Does that mean the non-henchman dukes become independent? No. Most likely they’ll swear fealty, and then act according to their personality, goals, etc. If they’re loyal to the kingdom itself, and to your father’s memory, they’ll probably try to help you succeed. If they’re not, they may betray you. In really bad cases (or with really bad rolls), they might rebel. You could even adapt the syndicate “succession” version of reaction rolls here, with some vassals going with the majority, some rebelling, some becoming loyal…
My interpretation of the differences between henchman vassals and non-henchmen vassals is that only henchman vassals give you a free duty each month; and that henchmen use Loyalty/Morale rolls (e.g. mostly roll for calamities, etc.), while non-henchmen make reaction rolls when you want them to do much of anything: in short, henchman vassals are easy to manage, others aren’t.
Most realms would consist of henchman and non-henchman vassals, which creates instability and leads to infighting; which is historically accurate of the periods the game is mostly based on. It’s especially appropriate to have a crisis during succession, where the vassals splinter off; after William I conquered England, there was no English reign free of internecine warfare or succession strife for something like 400 years!
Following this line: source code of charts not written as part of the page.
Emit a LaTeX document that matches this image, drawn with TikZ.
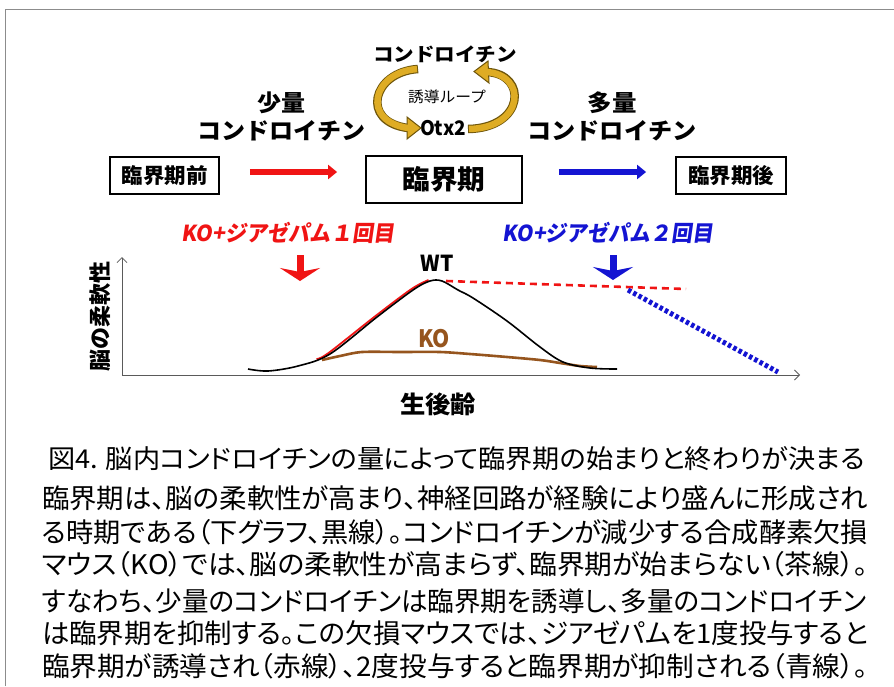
\documentclass[tikz,border=0pt]{standalone}
\usepackage{fontspec}
\usepackage{graphicx}
\setmainfont{Noto Sans CJK JP}
\newfontfamily\jp{Noto Sans CJK JP}
\newfontfamily\jpp[RawFeature=+palt]{Noto Sans CJK JP}
\newfontfamily\jpsl[FakeSlant=0.15]{Noto Sans CJK JP}
\usetikzlibrary{arrows.meta}
\newcommand\fitw[2]{\resizebox{#1}{\height}{#2}}
\definecolor{framec}{RGB}{140,140,140}
\definecolor{goldc}{RGB}{222,172,36}
\definecolor{gdark}{RGB}{110,85,10}
\definecolor{kobrown}{RGB}{150,85,30}
\definecolor{myred}{RGB}{240,20,20}
\definecolor{myblue}{RGB}{20,20,210}
\definecolor{axisc}{RGB}{90,90,90}
\tikzset{
  txt/.style={inner sep=0pt, outer sep=0pt},
  bigb/.style={txt, font=\jp\bfseries},
  boxn/.style={draw=black, line width=1.8pt, inner sep=0pt},
  flowarr/.style={line width=6.5pt, -{Triangle[width=14pt,length=9pt]}},
  downarr/.style={line width=7pt, -{Stealth[width=40pt,length=13pt,inset=4pt]}},
  axisarr/.style={axisc, line width=0.8pt, -{Straight Barb[length=5pt,width=10pt]}},
  band/.style={line cap=butt},
}
\begin{document}
\begin{tikzpicture}[x=1pt,y=-1pt]
\useasboundingbox (0,0) rectangle (894,686);
\fill[white] (0,0) rectangle (894,686);
% frame
\draw[framec, line width=1.8pt] (5.5,686) -- (5.5,9.5) -- (894,9.5);

% top texts
\node[bigb] (chon) at (445,54) {\fitw{144pt}{\fontsize{19}{19}\selectfont コンドロイチン}};
\node[txt, font=\jp] (yudo) at (447,97) {\fitw{78pt}{\fontsize{15}{15}\selectfont 誘導ループ}};
\node[bigb] (otx) at (443,128) {\fitw{46pt}{\fontsize{20}{20}\selectfont Otx2}};
\node[bigb] (shoryo) at (281,103) {\fitw{48pt}{\fontsize{23}{23}\selectfont 少量}};
\node[bigb] (chonL) at (281,131) {\fitw{168pt}{\fontsize{23}{23}\selectfont コンドロイチン}};
\node[bigb] (taryo) at (612,103) {\fitw{49pt}{\fontsize{23}{23}\selectfont 多量}};
\node[bigb] (chonR) at (612,131) {\fitw{169pt}{\fontsize{23}{23}\selectfont コンドロイチン}};

% loop arrows
\coordinate (la1) at (418,69);
\coordinate (la2) at (408,128);
\coordinate (ra1) at (468,129);
\coordinate (ra2) at (487,72);
\draw[gdark, line width=8.5pt, band] (la1) .. controls (372,72) and (360,122) .. (la2);
\draw[gdark, line width=8.5pt, band] (ra1) .. controls (525,128) and (528,74) .. (ra2);
\filldraw[fill=goldc, draw=gdark, line width=1pt, line join=miter] (407,117) -- (421,128) -- (407,139) -- cycle;
\filldraw[fill=goldc, draw=gdark, line width=1pt, line join=miter] (488,61) -- (474,71.5) -- (489,83) -- cycle;
\draw[goldc, line width=6.5pt, band, shorten <=1pt, shorten >=-1.5pt] (la1) .. controls (372,72) and (360,122) .. (la2);
\draw[goldc, line width=6.5pt, band, shorten <=1pt, shorten >=-1.5pt] (ra1) .. controls (525,128) and (528,74) .. (ra2);

% boxes
\node[boxn, minimum width=109pt, minimum height=37pt] (pre) at (164.5,175.5) {};
\node[bigb] at (pre) {\fitw{86pt}{\fontsize{21}{21}\selectfont 臨界期前}};
\node[boxn, minimum width=156pt, minimum height=47pt] (crit) at (444,179.5) {};
\node[bigb] at (crit) {\fitw{83pt}{\fontsize{27}{27}\selectfont 臨界期}};
\node[boxn, minimum width=110pt, minimum height=37pt] (post) at (731,175.5) {};
\node[bigb] at (post) {\fitw{86pt}{\fontsize{21}{21}\selectfont 臨界期後}};

\draw[flowarr, myred] ([xshift=30pt,yshift=3.5pt]pre.east) -- ([xshift=-28pt,yshift=3.5pt]pre.east -| crit.west);
\draw[flowarr, myblue] ([xshift=36pt,yshift=3.5pt]pre.east -| crit.east) -- ([xshift=-29pt,yshift=3.5pt]post.west);

% KO + diazepam labels
\node[txt, font=\jpsl\bfseries, text=myred] (ko1) at (288,233) {\fitw{214pt}{\fontsize{22}{22}\selectfont KO+ジアゼパム１回目}};
\node[txt, font=\jpsl\bfseries, text=myblue] (ko2) at (608,233) {\fitw{211pt}{\fontsize{22}{22}\selectfont KO+ジアゼパム２回目}};
\coordinate (rd1) at (300,255);
\coordinate (rd2) at (300,281);
\coordinate (bd1) at (613,255);
\coordinate (bd2) at (613,280);
\draw[downarr, myred] (rd1) -- (rd2);
\draw[downarr, myblue] (bd1) -- (bd2);

% axes
\coordinate (o) at (122,375);
\coordinate (ytop) at (122,257);
\coordinate (xend) at (800,375);
\draw[axisarr] (o) -- (ytop);
\draw[axisarr] (o) -- (xend);
\node[bigb, rotate=90] (ylab) at (100,316) {\fitw{110pt}{\fontsize{22}{22}\selectfont 脳の柔軟性}};
\node[bigb] (xlab) at (438,404) {\fitw{76pt}{\fontsize{24}{24}\selectfont 生後齢}};

% curves
\draw[myred, line width=1.8pt, shift={(-1.5,-1)}] plot[smooth, tension=0.55] coordinates {(318,360) (330,354) (377,317) (413,290) (430,281)};
\draw[kobrown, line width=2.6pt] plot[smooth, tension=0.5] coordinates {(322,360) (340,356) (362,352) (400,352) (440,352) (470,354) (507,357) (540,360) (560,363) (580,366) (597,367)};
\draw[black, line width=1.6pt] plot[smooth, tension=0.55] coordinates {(248,369) (268,371) (298,366) (330,354) (377,317) (413,290) (430,281) (442,281) (458,290) (473,298) (507,321) (540,347) (563,362) (590,368) (617,369)};
\coordinate (rdash1) at (446,281);
\coordinate (rdash2) at (686,289);
\draw[myred, line width=2.6pt, dash pattern=on 7pt off 5pt] (rdash1) -- (rdash2);
\coordinate (bdash1) at (628,290);
\coordinate (bdash2) at (778,372);
\draw[myblue, line width=5pt, dash pattern=on 3.5pt off 2.5pt] (bdash1) -- (bdash2);
\node[bigb] (wt) at (437,263) {\fitw{33pt}{\fontsize{22}{22}\selectfont WT}};
\node[bigb, text=kobrown] (ko) at (434,339) {\fitw{32pt}{\fontsize{24}{24}\selectfont KO}};

% caption
\node[txt, anchor=west] (title) at (48,459) {\fitw{817pt}{\jpp\fontsize{26}{26}\selectfont 図4. 脳内コンドロイチンの量によって臨界期の始まりと終わりが決まる}};
\node[txt, anchor=west] (l1) at (42,498) {\fitw{826pt}{\jpp\fontsize{27}{27}\selectfont 臨界期は、脳の柔軟性が高まり、神経回路が経験により盛んに形成され}};
\node[txt, anchor=west] (l2) at (42,532) {\fitw{826pt}{\jpp\fontsize{27}{27}\selectfont る時期である（下グラフ、黒線）。コンドロイチンが減少する合成酵素欠損}};
\node[txt, anchor=west] (l3) at (42,564) {\fitw{826pt}{\jpp\fontsize{27}{27}\selectfont マウス（KO）では、脳の柔軟性が高まらず、臨界期が始まらない（茶線）。}};
\node[txt, anchor=west] (l4) at (42,601) {\fitw{824pt}{\jpp\fontsize{27}{27}\selectfont すなわち、少量のコンドロイチンは臨界期を誘導し、多量のコンドロイチン}};
\node[txt, anchor=west] (l5) at (42,633) {\fitw{826pt}{\jpp\fontsize{27}{27}\selectfont は臨界期を抑制する。この欠損マウスでは、ジアゼパムを1度投与すると}};
\node[txt, anchor=west] (l6) at (42,666) {\fitw{826pt}{\jpp\fontsize{27}{27}\selectfont 臨界期が誘導され（赤線）、2度投与すると臨界期が抑制される（青線）。}};
\end{tikzpicture}
\end{document}
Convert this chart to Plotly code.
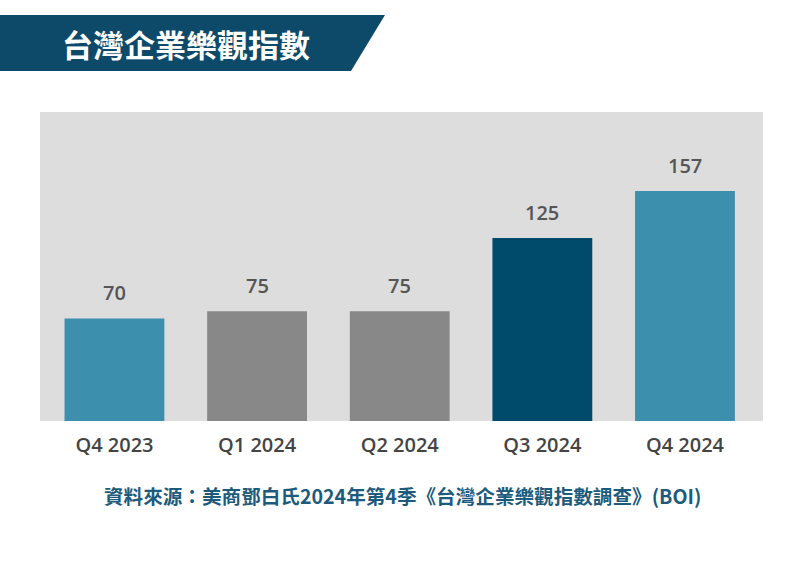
import plotly.graph_objects as go

categories = ["Q4 2023", "Q1 2024", "Q2 2024", "Q3 2024", "Q4 2024"]
values = [70, 75, 75, 125, 157]
bar_colors = ["#3d8fae", "#888888", "#888888", "#004a6b", "#3d8fae"]
title_text = "台灣企業樂觀指數"
source_text = "資料來源：美商鄧白氏2024年第4季《台灣企業樂觀指數調查》(BOI)"

W, H = 800, 570
L, R, T, B = 40, 763, 112, 421  # plot area in pixels


def px(x):
    return (x - L) / (R - L)


def py(y):
    return (B - y) / (B - T)


fig = go.Figure()
fig.add_trace(go.Bar(
    x=categories, y=values, marker=dict(color=bar_colors, line=dict(width=0)),
    width=0.7, hoverinfo="x+y",
))

for c, v in zip(categories, values):
    fig.add_annotation(x=c, y=v, text=str(v), showarrow=False, yanchor="bottom",
                       yshift=10, font=dict(family="Open Sans", size=20, color="#555555", weight=600))

# banner
path = "M {x0},{y0} L {x1},{y0} L {x2},{y1} L {x0},{y1} Z".format(
    x0=px(0), x1=px(385), x2=px(351), y0=py(15), y1=py(71))
fig.add_shape(type="path", path=path, xref="paper", yref="paper",
              fillcolor="#0d4a69", line=dict(width=0), layer="above")
fig.add_annotation(x=px(186), y=py(43), xref="paper", yref="paper", text="<b>%s</b>" % title_text,
                   showarrow=False, xanchor="center", yanchor="middle",
                   font=dict(family="Noto Sans CJK TC", size=31, color="white"))
fig.add_annotation(x=px(402), y=py(496), xref="paper", yref="paper", text="<b>%s</b>" % source_text,
                   showarrow=False, xanchor="center", yanchor="middle",
                   font=dict(family="Noto Sans CJK TC", size=19.6, color="#1d5b7d"))

fig.update_layout(
    width=W, height=H,
    margin=dict(l=L, r=W - R, t=T, b=H - B),
    paper_bgcolor="white", plot_bgcolor="#dddddd",
    showlegend=False,
    xaxis=dict(range=[-0.522, 4.547], showgrid=False, zeroline=False, showline=False,
               ticks="outside", ticklen=6, tickcolor="rgba(0,0,0,0)",
               tickfont=dict(family="Open Sans", size=20, color="#444444", weight=600)),
    yaxis=dict(range=[0, 211], showgrid=False, zeroline=False, showline=False,
               showticklabels=False, ticks=""),
)

fig.write_html("out.html", config={"displayModeBar": False},
               post_script="document.body.style.margin='0';")
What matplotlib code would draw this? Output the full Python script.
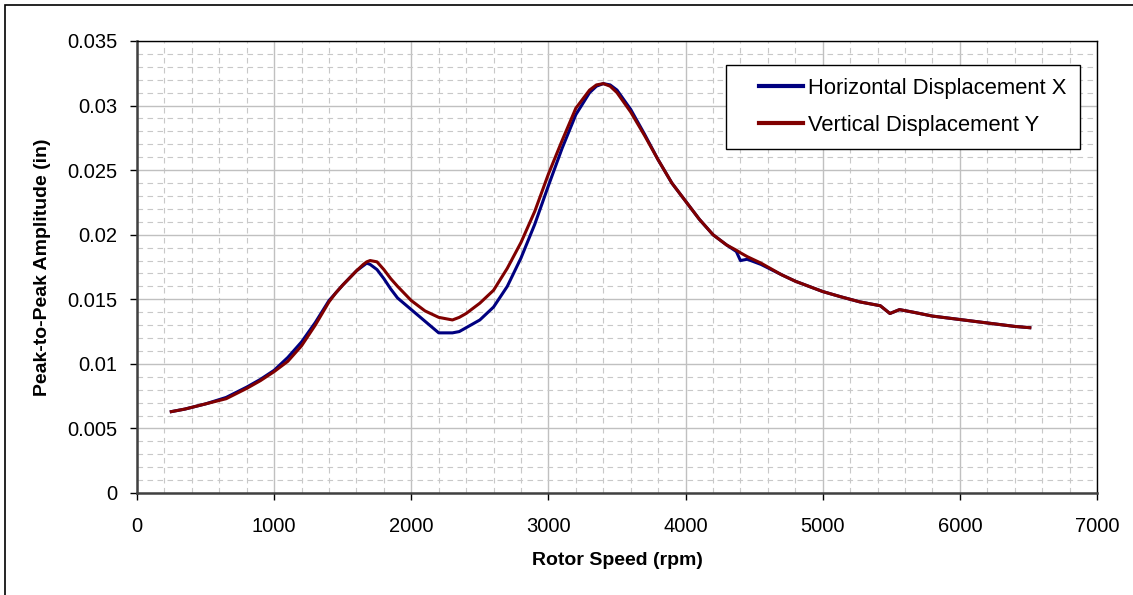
import matplotlib
matplotlib.use("Agg")
import matplotlib.pyplot as plt
from matplotlib.patches import Rectangle
from matplotlib.lines import Line2D
from matplotlib.legend_handler import HandlerLine2D
from matplotlib.ticker import MultipleLocator, FuncFormatter

# rotor speed (rpm) and peak-to-peak amplitude (in)
speed = [250, 350, 500, 650, 800, 900, 1000, 1100, 1200, 1300, 1400, 1450,
         1500, 1600, 1650, 1675, 1700, 1750, 1800, 1850, 1900, 2000, 2100,
         2200, 2300, 2350, 2400, 2500, 2600, 2700, 2800, 2900, 3000, 3100,
         3200, 3300, 3350, 3400, 3450, 3500, 3600, 3700, 3800, 3900, 4000,
         4100, 4200, 4300, 4370, 4400, 4450, 4550, 4700, 4800, 4900, 5000,
         5130, 5270, 5420, 5490, 5560, 5660, 5800, 5950, 6100, 6250, 6400,
         6510]
horiz_x = [0.0063, 0.0065, 0.0069, 0.0074, 0.0082, 0.0088, 0.0095, 0.0105,
           0.0117, 0.0132, 0.0149, 0.0155, 0.0161, 0.0172, 0.0176, 0.0178,
           0.0177, 0.0173, 0.0166, 0.0158, 0.0151, 0.0142, 0.0133, 0.0124,
           0.0124, 0.0125, 0.0128, 0.0134, 0.0144, 0.0160, 0.0182, 0.0208,
           0.0238, 0.0267, 0.0293, 0.0310, 0.0315, 0.0317, 0.0316, 0.0312,
           0.0297, 0.0278, 0.0258, 0.0240, 0.0226, 0.0212, 0.0200, 0.0192,
           0.0187, 0.0180, 0.0181, 0.0177, 0.0169, 0.0164, 0.0160, 0.0156,
           0.0152, 0.0148, 0.0145, 0.0139, 0.0142, 0.0140, 0.0137, 0.0135,
           0.0133, 0.0131, 0.0129, 0.0128]
vert_y = [0.0063, 0.0065, 0.0069, 0.0073, 0.0081, 0.0087, 0.0094, 0.0102,
          0.0114, 0.0130, 0.0148, 0.0155, 0.0161, 0.0172, 0.0177, 0.0179,
          0.0180, 0.0179, 0.0173, 0.0166, 0.0160, 0.0149, 0.0141, 0.0136,
          0.0134, 0.0136, 0.0139, 0.0147, 0.0157, 0.0174, 0.0194, 0.0218,
          0.0247, 0.0273, 0.0298, 0.0312, 0.0316, 0.0317, 0.0315, 0.0310,
          0.0295, 0.0277, 0.0258, 0.0240, 0.0226, 0.0212, 0.0200, 0.0192,
          0.0188, 0.0186, 0.0183, 0.0178, 0.0169, 0.0164, 0.0160, 0.0156,
          0.0152, 0.0148, 0.0145, 0.0139, 0.0142, 0.0140, 0.0137, 0.0135,
          0.0133, 0.0131, 0.0129, 0.0128]

plt.rcParams["font.family"] = ["Liberation Sans", "DejaVu Sans"]

fig = plt.figure(figsize=(11.33, 5.95), dpi=100)
ax = fig.add_axes([137 / 1133, 1 - 493 / 595, 960 / 1133, 452 / 595])

# outer chart border, cut off at the right and bottom like the original
fig.patches.append(Rectangle((5, -20), 1200, 610, transform=None, fill=False,
                             edgecolor="black", linewidth=1.2))

ax.plot(speed, horiz_x, color="#000080", linewidth=2.2,
        solid_joinstyle="round", label="Horizontal Displacement X")
ax.plot(speed, vert_y, color="#800000", linewidth=2.2,
        solid_joinstyle="round", label="Vertical Displacement Y")

ax.set_xlim(0, 7000)
ax.set_ylim(0, 0.035)
ax.xaxis.set_major_locator(MultipleLocator(1000))
ax.xaxis.set_minor_locator(MultipleLocator(200))
ax.yaxis.set_major_locator(MultipleLocator(0.005))
ax.yaxis.set_minor_locator(MultipleLocator(0.001))
ax.yaxis.set_major_formatter(FuncFormatter(lambda v, p: "%g" % round(v, 3)))

ax.grid(which="major", color="#c0c0c0", linewidth=1.0, linestyle="-")
ax.grid(which="minor", color="#c8c8c8", linewidth=0.8, linestyle=(0, (5, 4)))
ax.set_axisbelow(True)

ax.tick_params(which="major", direction="out", length=5, width=1,
               labelsize=14.5, color="black")
ax.tick_params(axis="x", pad=12)
ax.tick_params(axis="y", pad=9)
ax.tick_params(which="minor", length=0)

for side in ["top", "right"]:
    ax.spines[side].set_color("black")
    ax.spines[side].set_linewidth(1.0)
for side in ["left", "bottom"]:
    ax.spines[side].set_color("#404040")
    ax.spines[side].set_linewidth(1.8)

ax.set_xlabel("Rotor Speed (rpm)", fontsize=14, fontweight="bold", labelpad=12)
ax.set_ylabel("Peak-to-Peak Amplitude (in)", fontsize=14, fontweight="bold",
              labelpad=12)

leg = ax.legend(loc="upper right", bbox_to_anchor=(0.9823, 0.9469),
                borderaxespad=0, fontsize=15.8, fancybox=False,
                edgecolor="black", framealpha=1, handlelength=2.9,
                borderpad=0.6, labelspacing=0.7, handletextpad=0.25,
                handler_map={Line2D: HandlerLine2D(xpad=0.88)})
leg.get_frame().set_linewidth(1.0)
for h in leg.get_lines():
    h.set_linewidth(3)

fig.savefig("out.png", dpi=100)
Historically, kings often held well in excess of 6 direct vassals - far, far in excess, actually! In England, most barons were direct vassals of the King (AFAIK, to a degree the term baron meant at times a “count” who was vassal to the King rather than a Duke?). That would mean a lot of loyalty rolls at lot of the time, which would lead to a lot of barons not doing as they’re told (historically accurate!), and (once a plurality of barons are disloyal or rebellious) revolts, like John Lackland faced.
ACKS rules don’t limit you or act as a straightjacket; they’re tools that facilitate interesting play. I hope that I’ve shown above that the rules for henchmen and vassals can be used to facilitate historically plausible and, most importantly, interesting scenarios. Judges who prefer randomness (like me) can use these rules to organically create succession crisises, barons’/dukes’ revolts, and the like.
Of course, the real take-away from all that rambling is whatever you think will improve your campaign!